Search code examples
rdata.table

How to sort a data.table using a target vector


So, I have the following data.table

DT = data.table(x=rep(c("b","a","c"),each=3), y=c(1,2,3))

> DT
   x y
1: b 1
2: b 2
3: b 3
4: a 1
5: a 2
6: a 3
7: c 1
8: c 2
9: c 3

And I have the following vector

k <- c("2","3","1")

I want to use k as a target vector to sort DT using y and get something like this.

> DT
   x y
1: b 2
2: a 2
3: c 2
4: b 3
5: a 3
6: c 3
7: b 1
8: a 1
9: c 1

Any ideas?

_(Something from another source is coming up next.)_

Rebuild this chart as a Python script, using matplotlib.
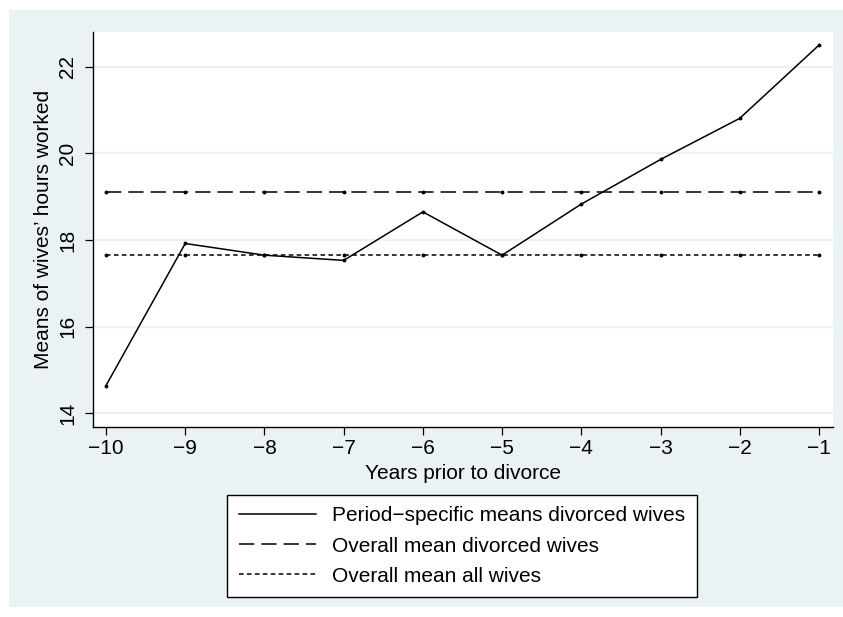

If I use DT[order(k)] I get a subset of the original data, and that isn't what I am looking for.


Solution

  • Throw a call to match() in there.

    DT[order(match(y, as.numeric(k)))]
    #    x y
    # 1: b 2
    # 2: a 2
    # 3: c 2
    # 4: b 3
    # 5: a 3
    # 6: c 3
    # 7: b 1
    # 8: a 1
    # 9: c 1
    

    Actually DT[order(match(y, k))] would work as well, but it is probably safest to make the arguments to match() of the same class just in case.

    Note: match() is known to be sub-optimal in some cases. If you have a large number of rows, you may want to switch to fastmatch::fmatch for faster matching.